• [Work to be completed] Start at the line that contains "Clone this chart in matplotlib.", stop at the line that contains "plt.rcParams['font.family'] = ['Lato', 'DejaVu", and repeat every line in that span, those two included, with no pictures.

(Rows from a dataset of charts and code)
---+---
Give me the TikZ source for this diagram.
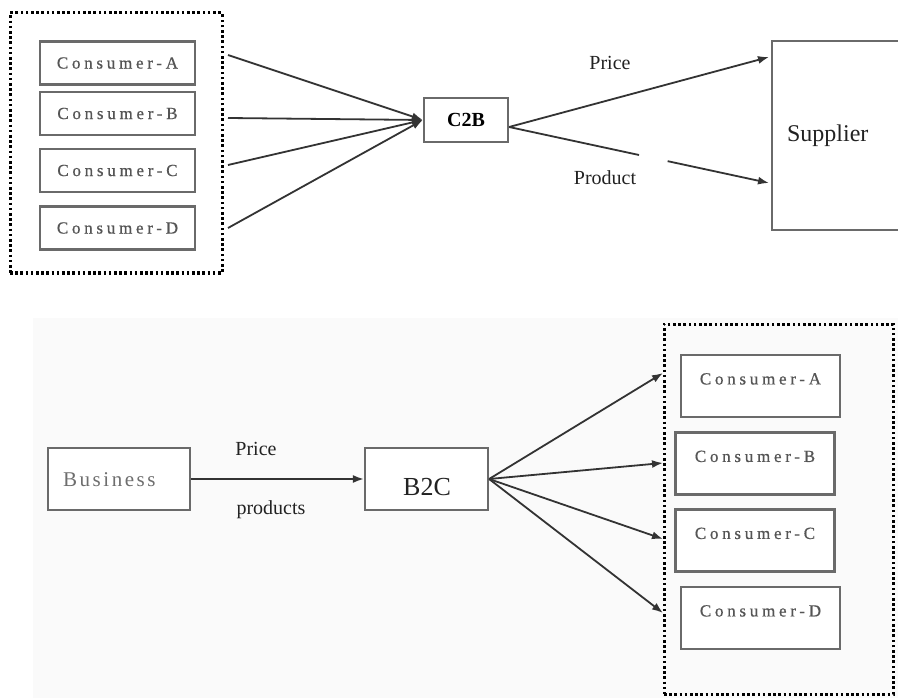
\documentclass[tikz,border=0pt]{standalone}
\usepackage{fontspec}
\setmainfont{Liberation Serif}
\newfontfamily\spacedserif[LetterSpace=22,FakeBold=0.6]{Liberation Serif}
\newfontfamily\bizfont[LetterSpace=12]{Liberation Serif}
\usetikzlibrary{arrows.meta,calc}
\definecolor{boxgray}{HTML}{6A6A6A}
\definecolor{txtgray}{HTML}{555555}
\definecolor{ink}{HTML}{222222}
\definecolor{linegray}{HTML}{333333}

\begin{document}
\begin{tikzpicture}[x=1pt,y=-1pt,
  box/.style={draw=boxgray,line width=2.2pt,inner sep=0pt,fill=white},
  ctext/.style={font=\spacedserif\fontsize{17}{19}\selectfont,text=txtgray},
  consumer/.style={box,ctext,minimum width=155pt,minimum height=43pt},
  consumerlow/.style={box,minimum width=159pt,minimum height=62pt},
  dotframe/.style={draw=black,line width=3pt,dash pattern=on 2.6pt off 2.6pt,
    inner sep=0pt},
  label/.style={font=\fontsize{20}{22}\selectfont,text=ink,inner sep=0pt},
  flow/.style={draw=linegray,line width=1.8pt,
    -{Latex[length=11pt,width=8pt]}},
  plain/.style={draw=linegray,line width=1.8pt}
]
\useasboundingbox (0,0) rectangle (898,698);
\fill[white] (0,0) rectangle (898,698);
% faint backdrop behind the lower diagram
\fill[black!2] (33,318) rectangle (898,698);

% ---------- upper diagram: C2B ----------
\node[dotframe,minimum width=212pt,minimum height=260pt] (tframe) at (116,143) {};
\node[consumer] (ta) at (117.5,63) {Consumer-A};
\node[consumer] (tb) at (117.5,113.5) {Consumer-B};
\node[consumer] (tc) at (117.5,170.5) {Consumer-C};
\node[consumer] (td) at (117.5,228) {Consumer-D};

\node[box,minimum width=84pt,minimum height=44pt,
  font=\bfseries\fontsize{20}{22}\selectfont,text=black] (c2b) at (466,120) {C2B};

\node[box,minimum width=140pt,minimum height=189pt,anchor=north west,
  font=\fontsize{24}{26}\selectfont,text=ink,text width=120pt,align=left]
  (sup) at (771,40) {\hspace*{5pt}Supplier};

\coordinate (sa) at (228,55);
\coordinate (sb) at (228,118);
\coordinate (sc) at (228,165);
\coordinate (sd) at (228,228);
\foreach \s in {sa,sb,sc,sd} \draw[flow] (\s) -- (c2b.west);

\coordinate (c2bout) at ($(c2b.east)+(0,7)$);
\coordinate (supprice) at (769,57);
\coordinate (supprod) at (769,183);
\draw[flow] (c2bout) -- (supprice);
\draw[plain] (c2bout) -- ($(c2bout)!0.5!(supprod)$);
\draw[flow] ($(c2bout)!0.61!(supprod)$) -- (supprod);

\node[label] (lprice) at (610,63) {Price};
\node[label] (lprod) at (605,178) {Product};

% ---------- lower diagram: B2C ----------
\node[box,minimum width=142pt,minimum height=62pt] (biz) at (119,479) {};
\node[font=\bizfont\fontsize{21}{23}\selectfont,text=txtgray!85,anchor=west,inner sep=0pt]
  (biztext) at (63,480) {Business};

\node[box,minimum width=123pt,minimum height=62pt] (b2c) at (426.5,479) {};
\node[font=\fontsize{26}{28}\selectfont,text=ink,inner sep=0pt] (b2ctext) at (427,487) {B2C};

\draw[flow] (biz.east) -- (b2c.west);
\node[label] (bprice) at (256,449) {Price};
\node[label] (bprod) at (271,510) {products};

\node[dotframe,minimum width=229pt,minimum height=370pt] (bframe) at (778.5,509) {};
\node[consumerlow] (ba) at (760.5,386) {};
\node[consumerlow] (bb) at (755,463.5) {};
\node[consumerlow] (bc) at (755,540.5) {};
\node[consumerlow] (bd) at (760.5,618) {};
\node[ctext,inner sep=0pt] (bat) at ($(ba.north)+(0,25)$) {Consumer-A};
\node[ctext,inner sep=0pt] (bbt) at ($(bb.north)+(0,25)$) {Consumer-B};
\node[ctext,inner sep=0pt] (bct) at ($(bc.north)+(0,25)$) {Consumer-C};
\node[ctext,inner sep=0pt] (bdt) at ($(bd.north)+(0,25)$) {Consumer-D};

\coordinate (ea) at (663,373);
\coordinate (eb) at (663,463);
\coordinate (ec) at (663,539);
\coordinate (ed) at (663,613);
\coordinate (b2cout) at (b2c.east);
\foreach \e in {ea,eb,ec,ed} \draw[flow] (b2cout) -- (\e);
\end{tikzpicture}
\end{document}
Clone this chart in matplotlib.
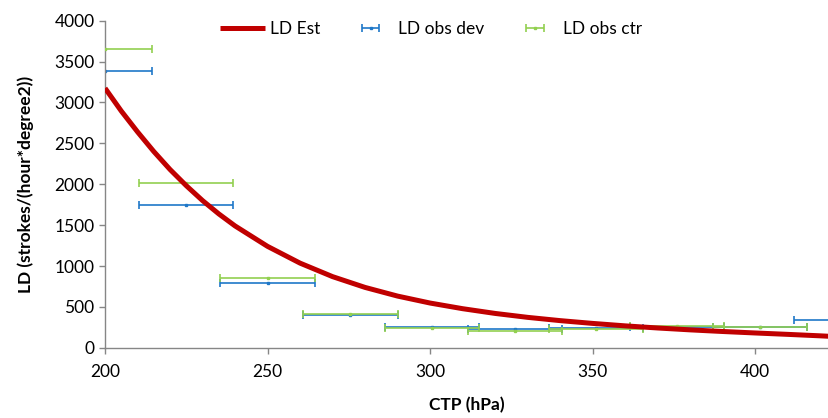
import matplotlib.pyplot as plt

plt.rcParams['font.family'] = ['Lato', 'DejaVu Sans']

# LD estimate curve
ctp_est = [200, 205, 210, 215, 220, 225, 230, 235, 240, 250, 260, 270, 280,
           290, 300, 310, 320, 330, 340, 350, 360, 370, 380, 390, 400, 410,
           420, 423]
ld_est = [3175, 2895, 2640, 2400, 2180, 1982, 1800, 1637, 1490, 1240, 1035,
          870, 738, 632, 547, 478, 420, 372, 332, 298, 268, 242, 219, 199,
          181, 164, 146, 140]

# observed bins (centre and half width in hPa)
ctp_dev = [200, 225, 250, 275.5, 300.5, 326, 351, 376, 401.5, 426.5]
ld_dev = [3380, 1750, 790, 395, 250, 225, 240, 250, 255, 335]
ctp_ctr = [200, 225, 250, 275.5, 300.5, 326, 351, 376, 401.5]
ld_ctr = [3650, 2010, 850, 415, 245, 210, 235, 265, 260]
half_width = 14.5

RED = '#C00000'
BLUE = '#1F78C8'
GREEN = '#92D050'
GRAY = '#868686'


def main() -> None:
    fig = plt.figure(figsize=(8.29, 4.18), dpi=100)
    ax = fig.add_axes([0.1267, 0.168, 0.8733, 0.7825])

    dev = ax.errorbar(ctp_dev, ld_dev, xerr=half_width, fmt='s', ms=2,
                      color=BLUE, ecolor=BLUE, elinewidth=1.2, capsize=3,
                      capthick=1.2, zorder=2, label='LD obs dev')
    ctr = ax.errorbar(ctp_ctr, ld_ctr, xerr=half_width, fmt='s', ms=2,
                      color=GREEN, ecolor=GREEN, elinewidth=1.2, capsize=3,
                      capthick=1.2, zorder=3, label='LD obs ctr')
    est, = ax.plot(ctp_est, ld_est, color=RED, lw=3.6, zorder=4,
                   solid_capstyle='butt', solid_joinstyle='round',
                   label='LD Est')

    ax.set_xlim(200, 422.7)
    ax.set_ylim(0, 4000)
    ax.set_xticks([200, 250, 300, 350, 400])
    ax.set_yticks(range(0, 4001, 500))

    for side in ('top', 'right'):
        ax.spines[side].set_visible(False)
    for side in ('left', 'bottom'):
        ax.spines[side].set_color(GRAY)
        ax.spines[side].set_linewidth(1.0)
    ax.tick_params(colors=GRAY, length=4, width=1.0, labelcolor='black',
                   labelsize=12.5)
    ax.tick_params(axis='x', pad=8)

    ax.set_xlabel('CTP (hPa)', fontsize=12.5, fontweight='bold', labelpad=12)
    ax.set_ylabel('LD (strokes/(hour*degree2))', fontsize=12.5,
                  fontweight='bold', labelpad=15)

    ax.legend(handles=[est, dev, ctr], loc='center', ncol=3, frameon=False,
              bbox_to_anchor=(0.45, 0.975), fontsize=12.5,
              handlelength=2.6, columnspacing=1.6, handletextpad=0.3)

    fig.savefig('out.png', dpi=100)


if __name__ == '__main__':
    main()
---+---
• [The completed task]
Clone this chart in matplotlib.
import matplotlib.pyplot as plt

plt.rcParams['font.family'] = ['Lato', 'DejaVu Sans']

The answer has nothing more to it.